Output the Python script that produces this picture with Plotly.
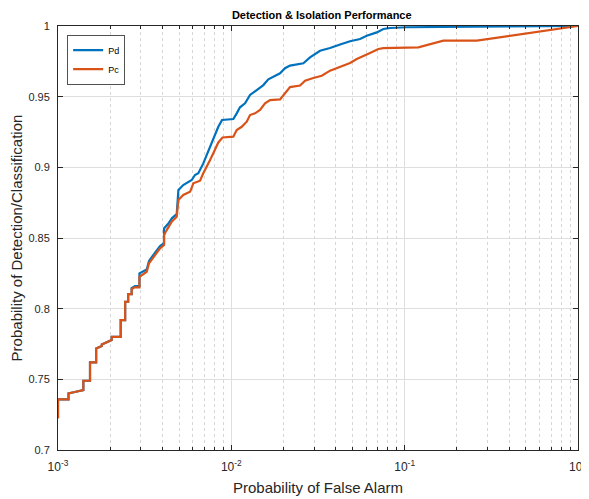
import plotly.graph_objects as go

# Probability of false alarm / detection (Pd)
pd_fa = [0.001, 0.001, 0.00115, 0.00115, 0.00125, 0.00140, 0.00140, 0.00153, 0.00153, 0.00166,
         0.00166, 0.00179, 0.00179, 0.00204, 0.00204, 0.00230, 0.00230, 0.00244, 0.00244, 0.00254,
         0.00254, 0.00266, 0.00266, 0.00278, 0.00295, 0.00295, 0.00325, 0.00335, 0.00363, 0.00388,
         0.00409, 0.00409, 0.00431, 0.00455, 0.00484, 0.00495, 0.00528, 0.00591, 0.00617, 0.00645,
         0.00689, 0.00721, 0.00754, 0.00787, 0.00841, 0.00884, 0.01027, 0.01074, 0.01122, 0.01200,
         0.01282, 0.01401, 0.01530, 0.01635, 0.01747, 0.01910, 0.02041, 0.02181, 0.02603, 0.02845,
         0.03249, 0.03711, 0.04240, 0.04841, 0.05529, 0.06044, 0.06903, 0.07535, 0.08237, 0.1028, 1.0]
pd_val = [0.7224, 0.7358, 0.7358, 0.7401, 0.7410, 0.7424, 0.7490, 0.7490, 0.7620, 0.7620,
          0.7719, 0.7735, 0.7747, 0.7778, 0.7801, 0.7801, 0.7919, 0.7919, 0.8049, 0.8049,
          0.8103, 0.8103, 0.8146, 0.8160, 0.8160, 0.8250, 0.8277, 0.8337, 0.8397, 0.8443,
          0.8464, 0.8568, 0.8599, 0.8641, 0.8669, 0.8839, 0.8875, 0.8910, 0.8946, 0.8958,
          0.9028, 0.9087, 0.9144, 0.9205, 0.9287, 0.9335, 0.9342, 0.9382, 0.9425, 0.9453,
          0.9512, 0.9547, 0.9582, 0.9623, 0.9641, 0.9665, 0.9701, 0.9720, 0.9736, 0.9778,
          0.9825, 0.9844, 0.9869, 0.9892, 0.9908, 0.9931, 0.9955, 0.9979, 0.9986, 0.9991, 1.0]

# Probability of false alarm / classification (Pc)
pc_fa = [0.001, 0.001, 0.00115, 0.00115, 0.00125, 0.00140, 0.00140, 0.00153, 0.00153, 0.00166,
         0.00166, 0.00179, 0.00179, 0.00204, 0.00204, 0.00230, 0.00230, 0.00244, 0.00244, 0.00254,
         0.00254, 0.00266, 0.00266, 0.00278, 0.00295, 0.00295, 0.00325, 0.00335, 0.00363, 0.00388,
         0.00409, 0.00409, 0.00424, 0.00453, 0.00484, 0.00495, 0.00528, 0.00578, 0.00604, 0.00660,
         0.00689, 0.00721, 0.00754, 0.00787, 0.00841, 0.00890, 0.01027, 0.01074, 0.01148, 0.01227,
         0.01282, 0.01370, 0.01464, 0.01565, 0.01672, 0.01910, 0.01996, 0.02181, 0.02492, 0.02663,
         0.02973, 0.03324, 0.03711, 0.04240, 0.04841, 0.05292, 0.05777, 0.06315, 0.07051, 0.07535,
         0.1200, 0.1402, 0.1532, 0.1672, 0.2607, 1.0]
pc_val = [0.7224, 0.7358, 0.7358, 0.7401, 0.7410, 0.7424, 0.7490, 0.7490, 0.7620, 0.7620,
          0.7719, 0.7735, 0.7747, 0.7778, 0.7801, 0.7801, 0.7919, 0.7919, 0.8049, 0.8049,
          0.8103, 0.8103, 0.8139, 0.8151, 0.8151, 0.8226, 0.8261, 0.8321, 0.8379, 0.8427,
          0.8450, 0.8521, 0.8556, 0.8615, 0.8650, 0.8769, 0.8804, 0.8827, 0.8887, 0.8905,
          0.8958, 0.9002, 0.9052, 0.9099, 0.9176, 0.9211, 0.9217, 0.9264, 0.9287, 0.9323,
          0.9370, 0.9382, 0.9406, 0.9453, 0.9476, 0.9481, 0.9512, 0.9568, 0.9579, 0.9613,
          0.9632, 0.9648, 0.9684, 0.9712, 0.9738, 0.9766, 0.9790, 0.9809, 0.9837, 0.9844,
          0.9849, 0.9873, 0.9882, 0.9896, 0.9896, 1.0]

x_tickvals = [0.001, 0.01, 0.1, 1]
x_ticktext = ["10<sup>-3</sup>", "10<sup>-2</sup>", "10<sup>-1</sup>", "10<sup>0</sup>"]
y_tickvals = [0.7, 0.75, 0.8, 0.85, 0.9, 0.95, 1.0]
y_ticktext = ["0.7", "0.75", "0.8", "0.85", "0.9", "0.95", "1"]
x_minor = [m * 10.0 ** e for e in (-3, -2, -1) for m in range(2, 10)]

FONT = "Liberation Sans, Arial, Helvetica, sans-serif"
AX = "#262626"

fig = go.Figure()
fig.add_trace(go.Scatter(x=pd_fa, y=pd_val, mode="lines", name="Pd",
                         line=dict(color="#0072BD", width=2.2)))
fig.add_trace(go.Scatter(x=pc_fa, y=pc_val, mode="lines", name="Pc",
                         line=dict(color="#D95319", width=2.2)))

# the page body has an 8px margin, so the figure is sized to 581x491
fig.update_layout(
    width=581, height=491,
    margin=dict(l=50, r=11, t=18, b=49, autoexpand=False),
    paper_bgcolor="white", plot_bgcolor="white",
    font=dict(family=FONT, color=AX, size=11),
    title=dict(text="<b>Detection & Isolation Performance</b>", x=0.54, xanchor="center",
               y=1 - 7 / 491, yanchor="middle", yref="container",
               font=dict(size=11, color="#000000")),
    showlegend=True,
    legend=dict(x=0.018, y=0.979, xanchor="left", yanchor="top",
                bgcolor="white", bordercolor=AX, borderwidth=0.8,
                font=dict(size=9, color="#000000"),
                itemwidth=30, tracegroupgap=0),
    xaxis=dict(type="log", range=[-3, 0], tickmode="array", automargin=False,
               tickvals=x_tickvals, ticktext=x_ticktext,
               ticks="inside", ticklen=5, tickcolor=AX, tickwidth=0.8,
               showline=True, linecolor=AX, linewidth=1, mirror="ticks",
               showgrid=True, gridcolor="#dedede", gridwidth=1,
               zeroline=False, tickfont=dict(size=12, color=AX), ticklabelstandoff=6,
               minor=dict(tickmode="array", tickvals=x_minor, ticks="inside", ticklen=3,
                          tickcolor=AX, showgrid=True, gridcolor="#d6d6d6",
                          griddash="dot", gridwidth=0.7),
               title=dict(text="Probability of False Alarm", font=dict(size=15, color=AX),
                          standoff=9)),
    yaxis=dict(range=[0.7, 1.0], tickmode="array", automargin=False,
               tickvals=y_tickvals, ticktext=y_ticktext,
               ticks="inside", ticklen=5, tickcolor=AX, tickwidth=0.8,
               showline=True, linecolor=AX, linewidth=1, mirror="ticks",
               showgrid=True, gridcolor="#dedede", gridwidth=1,
               zeroline=False, tickfont=dict(size=11, color=AX), ticklabelstandoff=5,
               title=dict(text="Probability of Detection/Classification",
                          font=dict(size=15, color=AX), standoff=2)),
)

fig.write_html("out.html")
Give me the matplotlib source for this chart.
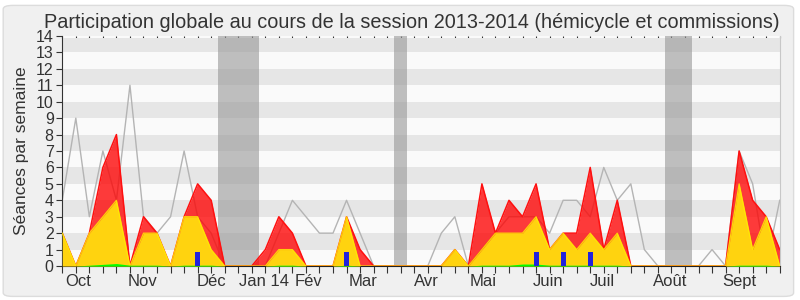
import matplotlib
matplotlib.use("Agg")
import matplotlib.pyplot as plt
import numpy as np
from matplotlib.patches import FancyBboxPatch
import matplotlib.transforms as mtransforms

plt.rcParams['font.family'] = ['Liberation Sans', 'DejaVu Sans']

# ---- data (one value per week, 54 weeks) ----
total_seances = [4, 9, 3, 7, 4, 11, 3, 2, 3, 7, 3, 2, 0, 0, 0, 0, 2, 4, 3, 2,
                 2, 4, 2, 0, 0, 0, 0, 0, 2, 3, 0, 1, 2, 3, 3, 3, 2, 4, 4, 3,
                 6, 4, 5, 1, 0, 0, 0, 0, 1, 0, 7, 5, 0, 4]
presences = [2, 0, 2, 6, 8, 0, 3, 2, 0, 3, 5, 4, 0, 0, 0, 1, 3, 2, 0, 0,
             0, 3, 1, 0, 0, 0, 0, 0, 0, 1, 0, 5, 2, 4, 3, 5, 1, 2, 2, 6,
             1, 4, 0, 0, 0, 0, 0, 0, 0, 0, 7, 4, 3, 1]
participations = [2, 0, 2, 3, 4, 0, 2, 2, 0, 3, 3, 1, 0, 0, 0, 0, 1, 1, 0, 0,
                  0, 3, 0, 0, 0, 0, 0, 0, 0, 1, 0, 1, 2, 2, 2, 3, 1, 2, 1, 2,
                  1, 2, 0, 0, 0, 0, 0, 0, 0, 0, 5, 1, 3, 0]
interventions = [0, 0, 0.05, 0.1, 0.15, 0.05, 0.05, 0.05, 0, 0.05, 0.05, 0.05, 0, 0, 0, 0, 0.05, 0.05, 0, 0,
                 0, 0.05, 0, 0, 0, 0, 0, 0, 0, 0, 0, 0.05, 0.05, 0.05, 0.12, 0.12, 0.05, 0.05, 0.05, 0.05,
                 0.05, 0.05, 0, 0, 0, 0, 0, 0, 0, 0, 0.05, 0.05, 0.05, 0]
questions_weeks = [10, 21, 35, 37, 39]
questions_values = [0.85, 0.85, 0.85, 0.85, 0.85]
vacances_weeks = [12, 13, 14, 25, 45, 46]
month_labels = ['Oct', 'Nov', 'Déc', 'Jan 14', 'Fév', 'Mar', 'Avr', 'Mai', 'Juin', 'Juil', 'Août', 'Sept']
month_pos = [1.2, 5.95, 11.0, 14.9, 18.2, 22.2, 26.9, 31.1, 35.9, 39.9, 44.9, 50.0]

weeks = np.arange(len(total_seances))

fig = plt.figure(figsize=(8, 3), dpi=100)
fig.patch.set_facecolor('white')
box = FancyBboxPatch((0.004, 0.012), 0.988, 0.97, boxstyle="round,pad=0,rounding_size=0.012",
                     transform=fig.transFigure, facecolor='#F0F0F0', edgecolor='#DCDCDC',
                     linewidth=1.0, zorder=-10)
fig.patches.append(box)

ax = fig.add_axes([0.0775, 0.1133, 0.8975, 0.7667])
ax.set_zorder(1)
ax.set_facecolor('#FAFAFA')
ax.set_xlim(-0.02, len(weeks) - 1 + 0.02)
ax.set_ylim(0, 14)

for k in range(7):
    top = min(2 * k + 2, 13.85)
    ax.axhspan(2 * k + 1, top, color='#E6E6E6', lw=0, zorder=0.5)

for w in vacances_weeks:
    ax.axvspan(w - 0.5, w + 0.5, color='#999999', alpha=0.62, lw=0, zorder=0.8)

ax.plot(weeks, total_seances, color='#B4B4B4', lw=1.0, zorder=1)
ax.fill_between(weeks, 0, presences, color='#FF0000', alpha=0.77, lw=0, zorder=2)
ax.plot(weeks, presences, color='#FF1010', lw=1.1, zorder=2.1)
ax.fill_between(weeks, 0, participations, color='#FFD30F', lw=0, zorder=3)
ax.plot(weeks, participations, color='#FFEE00', lw=0.9, alpha=0.85, zorder=3.1)
ax.fill_between(weeks, 0, interventions, color='#00FF00', lw=0, zorder=4)
ax.bar(questions_weeks, questions_values, width=0.37, color='#2222DD', zorder=5)

ax.set_yticks(range(0, 15))
ax.tick_params(axis='y', direction='out', length=4, width=0.8, color='#333333',
               labelsize=11.5, labelcolor='#333333', pad=2)
ax.set_xticks(weeks)
ax.set_xticklabels([])
ax.tick_params(axis='x', which='major', direction='out', length=5, width=0.8, color='#333333',
               top=False)
sec = ax.secondary_xaxis('top')
sec.set_xticks(weeks)
sec.set_xticklabels([])
sec.tick_params(direction='in', length=1.5, width=0.8, color='#333333')
sec.spines['top'].set_visible(False)

ax.spines['top'].set_visible(False)
ax.spines['right'].set_color('#C8C8C8')
ax.spines['left'].set_color('#333333')
ax.spines['bottom'].set_color('#222222')

trans = mtransforms.blended_transform_factory(ax.transData, ax.transAxes)
for lab, pos in zip(month_labels, month_pos):
    ax.text(pos, -0.035, lab, transform=trans, ha='center', va='top',
            fontsize=12, color='#333333')

ax.set_ylabel('Séances par semaine', fontsize=12.5, color='#333333', labelpad=5)
fig.text(0.515, 0.925, 'Participation globale au cours de la session 2013-2014 (hémicycle et commissions)',
         ha='center', va='center', fontsize=14.3, color='#333333')

fig.savefig('out.png', dpi=100, facecolor=fig.get_facecolor())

========

→ **TASK DESCRIPTION**: Reproduce the data above word for word from its first line through the line that holds "import plotly.graph_objects as go", both ends included; skip pictures.

→ **WRITTEN SOLUTION**:
Output the Python script that produces this picture with Plotly.
import plotly.graph_objects as go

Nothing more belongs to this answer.